How Does An Electric Guitar Work: The 2026 Beginner Guide

An electric guitar works by using magnetic pickups to convert the vibrations of steel strings into electrical signals.

When you first hold an electric guitar, it feels like a solid block of wood and metal. Yet it holds the potential for endless sound. After years in recording studios and repairing vintage instruments, I still enjoy peeling back the simple physics that turn a string pluck into a stadium anthem. Understanding how an electric guitar works is not only for luthiers. It is the key to unlocking your instrument’s true tone. By looking at strings, magnets, pickups, and amplifiers, we can open the curtain on this iconic tool of modern music.

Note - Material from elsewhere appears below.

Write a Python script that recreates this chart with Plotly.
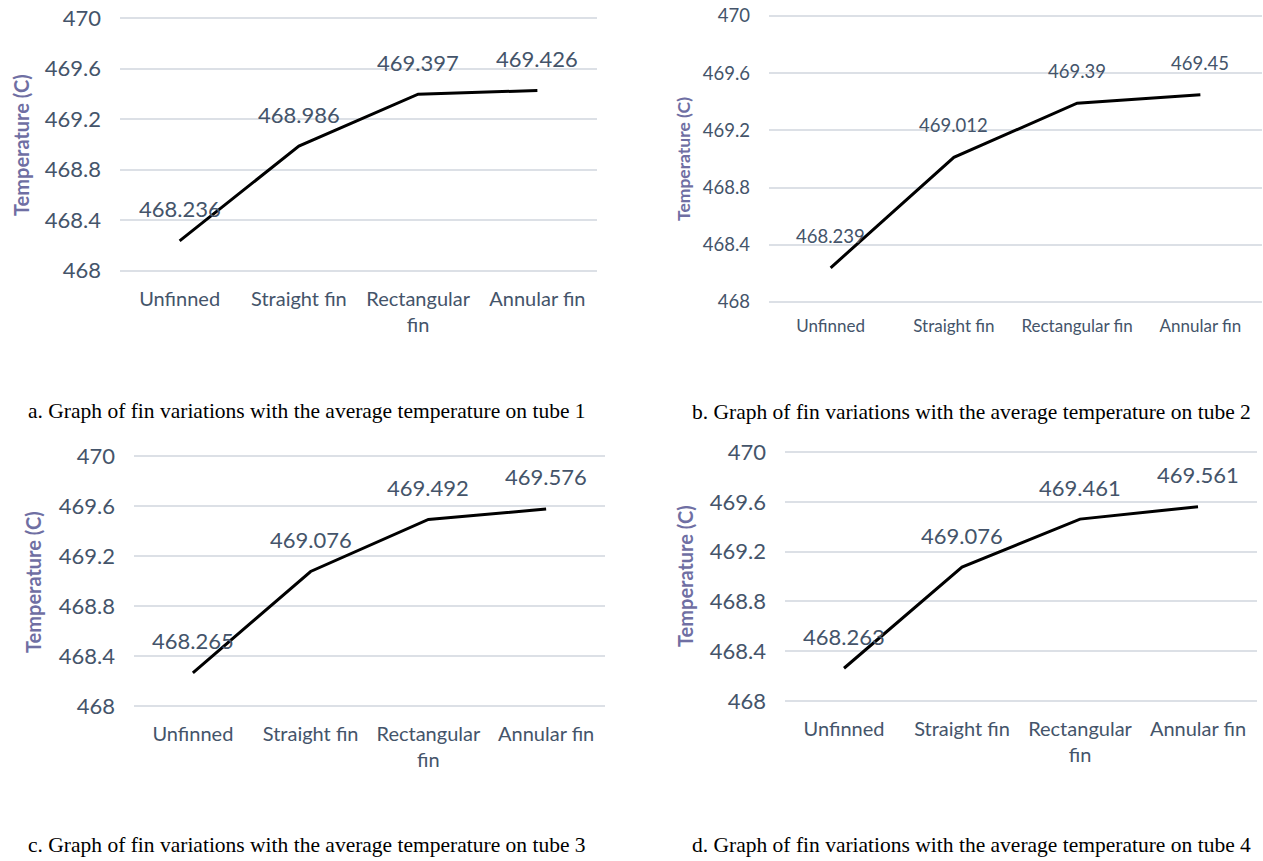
import plotly.graph_objects as go

# Fin configurations on the category axis
categories = ["Unfinned", "Straight fin", "Rectangular fin", "Annular fin"]

# Average tube temperatures (C) per fin configuration
tube1_temp = [468.236, 468.986, 469.397, 469.426]
tube2_temp = [468.239, 469.012, 469.39, 469.45]
tube3_temp = [468.265, 469.076, 469.492, 469.576]
tube4_temp = [468.263, 469.076, 469.461, 469.561]

y_ticks = [468, 468.4, 468.8, 469.2, 469.6, 470]
y_tick_text = ["468", "468.4", "468.8", "469.2", "469.6", "470"]

captions = [
    "a. Graph of fin variations with the average temperature on tube 1",
    "b. Graph of fin variations with the average temperature on tube 2",
    "c. Graph of fin variations with the average temperature on tube 3",
    "d. Graph of fin variations with the average temperature on tube 4",
]

W, H = 1263, 861
TEXT = "#44546A"
TITLE = "#6F6FA3"
GRID = "#DCE0E6"
FONT = "Lato"
Y_MIN, Y_MAX, PAD = 468.0, 470.0, 0.015


def px_x(p):
    return p / W


def px_y(p):
    return 1 - p / H


# panel layout in pixels: plot box (468..470 span), font sizes, title and caption spots
panels = [
    dict(data=tube1_temp, x0=120, x1=597, y0=18, y1=270.7, tick=22, cat=20, lab=22,
         ttl=20, ttl_x=21, ttl_y=145, wrap=True, stand=12, cap_x=26, cap_y=411),
    dict(data=tube2_temp, x0=769, x1=1262, y0=16, y1=302, tick=18.5, cat=17, lab=18.5,
         ttl=17.5, ttl_x=683, ttl_y=159, wrap=False, stand=10, cap_x=690, cap_y=412),
    dict(data=tube3_temp, x0=134, x1=605, y0=456, y1=706, tick=22, cat=20, lab=22,
         ttl=20, ttl_x=33, ttl_y=582, wrap=True, stand=12, cap_x=26, cap_y=845),
    dict(data=tube4_temp, x0=785, x1=1257, y0=452, y1=701, tick=22, cat=20, lab=22,
         ttl=20, ttl_x=685, ttl_y=576, wrap=True, stand=12, cap_x=690, cap_y=845),
]

fig = go.Figure()
annotations = []

for i, p in enumerate(panels):
    n = "" if i == 0 else str(i + 1)
    xa, ya = "x" + n, "y" + n
    fig.add_trace(go.Scatter(
        x=list(range(len(categories))), y=p["data"], mode="lines",
        line=dict(color="black", width=3), xaxis=xa, yaxis=ya,
        showlegend=False, hoverinfo="skip",
    ))
    cat_text = [c.replace("Rectangular fin", "Rectangular<br>fin") if p["wrap"] else c
                for c in categories]
    # pixels per degree, used to pad the range so edge gridlines stay visible
    ppu = (p["y1"] - p["y0"]) / (Y_MAX - Y_MIN)
    top = p["y0"] - PAD * ppu
    bottom = p["y1"] + PAD * ppu
    fig.layout["xaxis" + n] = dict(
        domain=[px_x(p["x0"]), px_x(p["x1"])], anchor=ya,
        range=[-0.5, len(categories) - 0.5], automargin=False,
        tickmode="array", tickvals=list(range(len(categories))), ticktext=cat_text,
        showgrid=False, zeroline=False, showline=False, ticks="",
        tickfont=dict(family=FONT, size=p["cat"], color=TEXT),
        ticklabelstandoff=p["stand"],
    )
    fig.layout["yaxis" + n] = dict(
        domain=[px_y(bottom), px_y(top)], anchor=xa, automargin=False,
        range=[Y_MIN - PAD, Y_MAX + PAD], tickmode="array",
        tickvals=y_ticks, ticktext=y_tick_text,
        showgrid=True, gridcolor=GRID, gridwidth=2, zeroline=False, showline=False,
        ticks="", tickfont=dict(family=FONT, size=p["tick"], color=TEXT),
        ticklabelstandoff=18,
    )
    # value labels above each point
    for k, v in enumerate(p["data"]):
        annotations.append(dict(
            x=k, y=v, xref=xa, yref=ya, text=str(v), showarrow=False,
            yshift=32, font=dict(family=FONT, size=p["lab"], color=TEXT),
        ))
    # rotated axis title
    annotations.append(dict(
        x=px_x(p["ttl_x"]), y=px_y(p["ttl_y"]), xref="paper", yref="paper",
        text="<b>Temperature (C)</b>", textangle=-90, showarrow=False,
        xanchor="center", yanchor="middle",
        font=dict(family=FONT, size=p["ttl"], color=TITLE),
    ))
    # caption under the panel
    annotations.append(dict(
        x=px_x(p["cap_x"]), y=px_y(p["cap_y"]), xref="paper", yref="paper",
        text=captions[i], showarrow=False, xanchor="left", yanchor="middle",
        font=dict(family="Liberation Serif", size=21.5, color="black"),
    ))

fig.update_layout(
    width=W, height=H, margin=dict(l=0, r=0, t=0, b=0, autoexpand=False),
    paper_bgcolor="white", plot_bgcolor="white",
    annotations=annotations,
)

fig.write_html("out.html", config={"displayModeBar": False})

The Anatomy of Vibration and Induction

At the heart of the instrument is electromagnetic induction. When you strike a steel string, it vibrates inside the magnetic field of the pickup. A pickup is a magnet wrapped in many turns of fine copper wire. As the steel string moves, it disturbs the magnetic field. That changing magnetic flux induces a tiny electrical current in the coil. The waveform of that current follows the string’s motion and frequency.

In simple physics terms, this follows Faraday’s law of induction. The faster or larger the string motion, the larger the induced voltage. Pickup design—magnet type, pole-piece spacing, and number of coil turns—changes the signal’s strength and frequency balance.

I learned this first-hand when a loose pickup wire in a vintage Telecaster caused a weak, brittle sound. That small fault taught me how fragile the signal path is. The pickup’s raw voltage is still small. It can’t drive a speaker directly. The signal must leave the guitar through the output jack and head to an amplifier. The amp raises the voltage and current so a speaker can move air and make sound.

Every part of the guitar affects tone. The bridge material, pickup wiring, and even the string type change what the pickups “see.” Understanding these links helps you shape tone in an informed way.

How pickups create a usable signal (quick summary)

• Steel string vibrates over a magnet.
• The vibrating metal changes the magnetic field.
• That change induces voltage in the pickup coil.
• The coil output goes to pots, switches, and the output jack.
• An amplifier boosts the signal to drive a speaker.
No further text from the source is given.